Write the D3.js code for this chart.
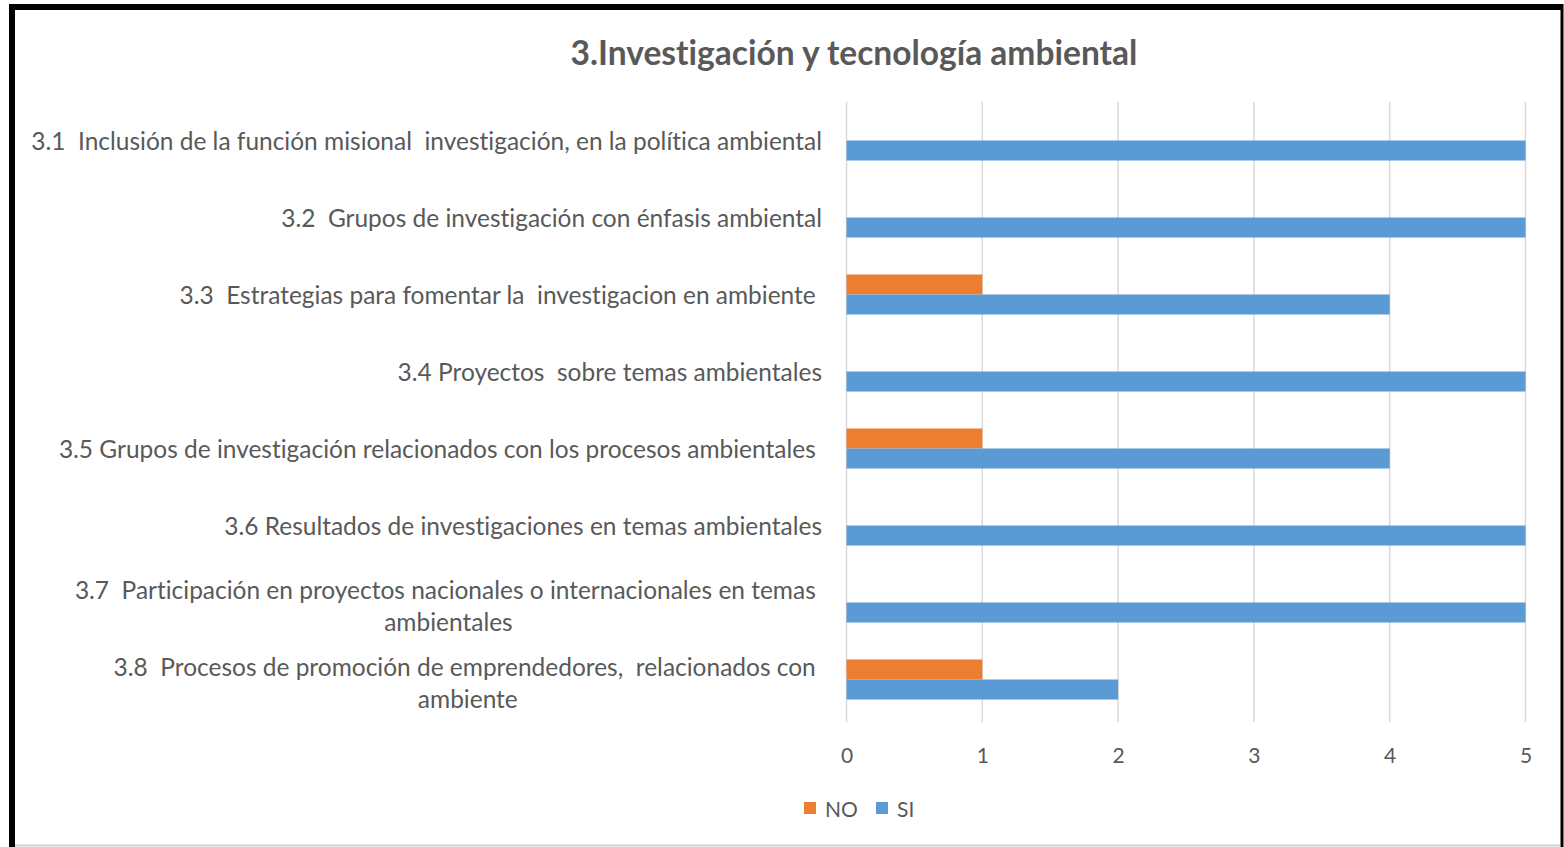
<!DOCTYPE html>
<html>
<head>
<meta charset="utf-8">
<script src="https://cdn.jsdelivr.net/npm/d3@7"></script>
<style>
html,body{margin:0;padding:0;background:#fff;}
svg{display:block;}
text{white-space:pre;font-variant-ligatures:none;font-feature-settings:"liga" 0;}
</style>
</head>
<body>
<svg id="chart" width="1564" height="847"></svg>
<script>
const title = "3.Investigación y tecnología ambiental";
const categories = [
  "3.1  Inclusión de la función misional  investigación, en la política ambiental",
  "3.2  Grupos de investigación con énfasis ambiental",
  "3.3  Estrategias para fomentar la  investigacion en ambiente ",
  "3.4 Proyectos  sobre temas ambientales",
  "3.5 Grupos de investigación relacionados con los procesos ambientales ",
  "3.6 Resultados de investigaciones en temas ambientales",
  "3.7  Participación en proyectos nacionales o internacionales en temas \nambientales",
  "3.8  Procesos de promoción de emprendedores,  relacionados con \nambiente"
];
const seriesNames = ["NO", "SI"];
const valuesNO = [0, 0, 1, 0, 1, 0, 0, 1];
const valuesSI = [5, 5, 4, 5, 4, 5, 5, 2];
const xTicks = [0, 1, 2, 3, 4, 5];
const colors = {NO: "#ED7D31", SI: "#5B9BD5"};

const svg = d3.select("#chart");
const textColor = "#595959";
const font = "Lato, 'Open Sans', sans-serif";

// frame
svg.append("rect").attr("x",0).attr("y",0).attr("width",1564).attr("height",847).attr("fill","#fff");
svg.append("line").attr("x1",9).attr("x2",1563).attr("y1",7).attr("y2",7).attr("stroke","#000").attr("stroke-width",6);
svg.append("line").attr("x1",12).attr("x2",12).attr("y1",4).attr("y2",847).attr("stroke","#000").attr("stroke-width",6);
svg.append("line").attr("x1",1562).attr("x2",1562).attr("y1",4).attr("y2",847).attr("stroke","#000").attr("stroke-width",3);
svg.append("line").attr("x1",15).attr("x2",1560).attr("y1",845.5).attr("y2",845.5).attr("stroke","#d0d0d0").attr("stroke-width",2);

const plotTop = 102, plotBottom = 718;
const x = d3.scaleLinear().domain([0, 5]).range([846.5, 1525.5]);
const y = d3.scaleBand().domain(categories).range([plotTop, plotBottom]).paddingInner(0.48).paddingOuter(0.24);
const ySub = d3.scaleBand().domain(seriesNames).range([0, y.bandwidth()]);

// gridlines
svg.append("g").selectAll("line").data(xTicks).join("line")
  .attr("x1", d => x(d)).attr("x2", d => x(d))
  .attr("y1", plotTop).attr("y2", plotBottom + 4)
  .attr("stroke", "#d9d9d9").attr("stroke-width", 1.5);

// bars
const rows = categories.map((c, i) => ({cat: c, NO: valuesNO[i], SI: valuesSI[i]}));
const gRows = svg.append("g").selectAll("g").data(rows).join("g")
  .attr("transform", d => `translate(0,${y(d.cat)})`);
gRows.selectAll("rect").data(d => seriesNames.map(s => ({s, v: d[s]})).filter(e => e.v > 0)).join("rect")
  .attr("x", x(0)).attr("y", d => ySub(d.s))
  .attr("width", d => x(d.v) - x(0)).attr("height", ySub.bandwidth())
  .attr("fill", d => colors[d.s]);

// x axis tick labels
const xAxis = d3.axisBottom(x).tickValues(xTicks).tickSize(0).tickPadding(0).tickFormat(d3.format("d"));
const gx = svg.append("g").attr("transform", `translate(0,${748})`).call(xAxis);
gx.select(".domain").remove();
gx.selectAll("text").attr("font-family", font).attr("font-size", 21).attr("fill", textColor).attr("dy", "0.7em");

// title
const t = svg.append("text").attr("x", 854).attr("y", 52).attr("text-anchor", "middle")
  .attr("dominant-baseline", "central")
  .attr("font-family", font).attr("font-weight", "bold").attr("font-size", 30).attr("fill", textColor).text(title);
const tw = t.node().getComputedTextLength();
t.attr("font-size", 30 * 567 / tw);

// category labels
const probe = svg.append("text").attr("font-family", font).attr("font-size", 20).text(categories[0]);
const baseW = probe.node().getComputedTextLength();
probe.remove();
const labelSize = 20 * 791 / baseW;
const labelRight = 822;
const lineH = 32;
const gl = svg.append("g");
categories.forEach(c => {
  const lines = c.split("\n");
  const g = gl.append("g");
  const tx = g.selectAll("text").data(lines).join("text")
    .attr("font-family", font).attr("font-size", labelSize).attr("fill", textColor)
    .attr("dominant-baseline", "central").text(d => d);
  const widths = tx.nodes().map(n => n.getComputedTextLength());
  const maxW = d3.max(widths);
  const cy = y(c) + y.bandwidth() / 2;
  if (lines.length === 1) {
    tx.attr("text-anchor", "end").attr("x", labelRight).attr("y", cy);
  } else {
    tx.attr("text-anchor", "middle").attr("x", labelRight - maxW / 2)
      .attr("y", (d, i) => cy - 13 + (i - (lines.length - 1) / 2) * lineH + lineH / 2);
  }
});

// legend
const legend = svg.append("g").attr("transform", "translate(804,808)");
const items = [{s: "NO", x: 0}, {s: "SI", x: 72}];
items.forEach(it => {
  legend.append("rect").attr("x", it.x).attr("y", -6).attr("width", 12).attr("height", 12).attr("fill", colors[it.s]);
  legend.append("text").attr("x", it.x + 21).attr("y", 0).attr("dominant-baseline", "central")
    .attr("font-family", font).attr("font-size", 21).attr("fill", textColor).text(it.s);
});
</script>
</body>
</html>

_Written exercise_
The data above should be repeated exactly, minus any pictures.

_Solution for this problem_
Write the D3.js code for this chart.
<!DOCTYPE html>
<html>
<head>
<meta charset="utf-8">
<script src="https://cdn.jsdelivr.net/npm/d3@7"></script>
<style>
html,body{margin:0;padding:0;background:#fff;}
svg{display:block;}
text{white-space:pre;font-variant-ligatures:none;font-feature-settings:"liga" 0;}
</style>
</head>
<body>
<svg id="chart" width="1564" height="847"></svg>
<script>
const title = "3.Investigación y tecnología ambiental";
const categories = [
  "3.1  Inclusión de la función misional  investigación, en la política ambiental",
  "3.2  Grupos de investigación con énfasis ambiental",
  "3.3  Estrategias para fomentar la  investigacion en ambiente ",
  "3.4 Proyectos  sobre temas ambientales",
  "3.5 Grupos de investigación relacionados con los procesos ambientales ",
  "3.6 Resultados de investigaciones en temas ambientales",
  "3.7  Participación en proyectos nacionales o internacionales en temas \nambientales",
  "3.8  Procesos de promoción de emprendedores,  relacionados con \nambiente"
];
const seriesNames = ["NO", "SI"];
const valuesNO = [0, 0, 1, 0, 1, 0, 0, 1];
const valuesSI = [5, 5, 4, 5, 4, 5, 5, 2];
const xTicks = [0, 1, 2, 3, 4, 5];
const colors = {NO: "#ED7D31", SI: "#5B9BD5"};

const svg = d3.select("#chart");
const textColor = "#595959";
const font = "Lato, 'Open Sans', sans-serif";

// frame
svg.append("rect").attr("x",0).attr("y",0).attr("width",1564).attr("height",847).attr("fill","#fff");
svg.append("line").attr("x1",9).attr("x2",1563).attr("y1",7).attr("y2",7).attr("stroke","#000").attr("stroke-width",6);
svg.append("line").attr("x1",12).attr("x2",12).attr("y1",4).attr("y2",847).attr("stroke","#000").attr("stroke-width",6);
svg.append("line").attr("x1",1562).attr("x2",1562).attr("y1",4).attr("y2",847).attr("stroke","#000").attr("stroke-width",3);
svg.append("line").attr("x1",15).attr("x2",1560).attr("y1",845.5).attr("y2",845.5).attr("stroke","#d0d0d0").attr("stroke-width",2);

const plotTop = 102, plotBottom = 718;
const x = d3.scaleLinear().domain([0, 5]).range([846.5, 1525.5]);
const y = d3.scaleBand().domain(categories).range([plotTop, plotBottom]).paddingInner(0.48).paddingOuter(0.24);
const ySub = d3.scaleBand().domain(seriesNames).range([0, y.bandwidth()]);

// gridlines
svg.append("g").selectAll("line").data(xTicks).join("line")
  .attr("x1", d => x(d)).attr("x2", d => x(d))
  .attr("y1", plotTop).attr("y2", plotBottom + 4)
  .attr("stroke", "#d9d9d9").attr("stroke-width", 1.5);

// bars
const rows = categories.map((c, i) => ({cat: c, NO: valuesNO[i], SI: valuesSI[i]}));
const gRows = svg.append("g").selectAll("g").data(rows).join("g")
  .attr("transform", d => `translate(0,${y(d.cat)})`);
gRows.selectAll("rect").data(d => seriesNames.map(s => ({s, v: d[s]})).filter(e => e.v > 0)).join("rect")
  .attr("x", x(0)).attr("y", d => ySub(d.s))
  .attr("width", d => x(d.v) - x(0)).attr("height", ySub.bandwidth())
  .attr("fill", d => colors[d.s]);

// x axis tick labels
const xAxis = d3.axisBottom(x).tickValues(xTicks).tickSize(0).tickPadding(0).tickFormat(d3.format("d"));
const gx = svg.append("g").attr("transform", `translate(0,${748})`).call(xAxis);
gx.select(".domain").remove();
gx.selectAll("text").attr("font-family", font).attr("font-size", 21).attr("fill", textColor).attr("dy", "0.7em");

// title
const t = svg.append("text").attr("x", 854).attr("y", 52).attr("text-anchor", "middle")
  .attr("dominant-baseline", "central")
  .attr("font-family", font).attr("font-weight", "bold").attr("font-size", 30).attr("fill", textColor).text(title);
const tw = t.node().getComputedTextLength();
t.attr("font-size", 30 * 567 / tw);

// category labels
const probe = svg.append("text").attr("font-family", font).attr("font-size", 20).text(categories[0]);
const baseW = probe.node().getComputedTextLength();
probe.remove();
const labelSize = 20 * 791 / baseW;
const labelRight = 822;
const lineH = 32;
const gl = svg.append("g");
categories.forEach(c => {
  const lines = c.split("\n");
  const g = gl.append("g");
  const tx = g.selectAll("text").data(lines).join("text")
    .attr("font-family", font).attr("font-size", labelSize).attr("fill", textColor)
    .attr("dominant-baseline", "central").text(d => d);
  const widths = tx.nodes().map(n => n.getComputedTextLength());
  const maxW = d3.max(widths);
  const cy = y(c) + y.bandwidth() / 2;
  if (lines.length === 1) {
    tx.attr("text-anchor", "end").attr("x", labelRight).attr("y", cy);
  } else {
    tx.attr("text-anchor", "middle").attr("x", labelRight - maxW / 2)
      .attr("y", (d, i) => cy - 13 + (i - (lines.length - 1) / 2) * lineH + lineH / 2);
  }
});

// legend
const legend = svg.append("g").attr("transform", "translate(804,808)");
const items = [{s: "NO", x: 0}, {s: "SI", x: 72}];
items.forEach(it => {
  legend.append("rect").attr("x", it.x).attr("y", -6).attr("width", 12).attr("height", 12).attr("fill", colors[it.s]);
  legend.append("text").attr("x", it.x + 21).attr("y", 0).attr("dominant-baseline", "central")
    .attr("font-family", font).attr("font-size", 21).attr("fill", textColor).text(it.s);
});
</script>
</body>
</html>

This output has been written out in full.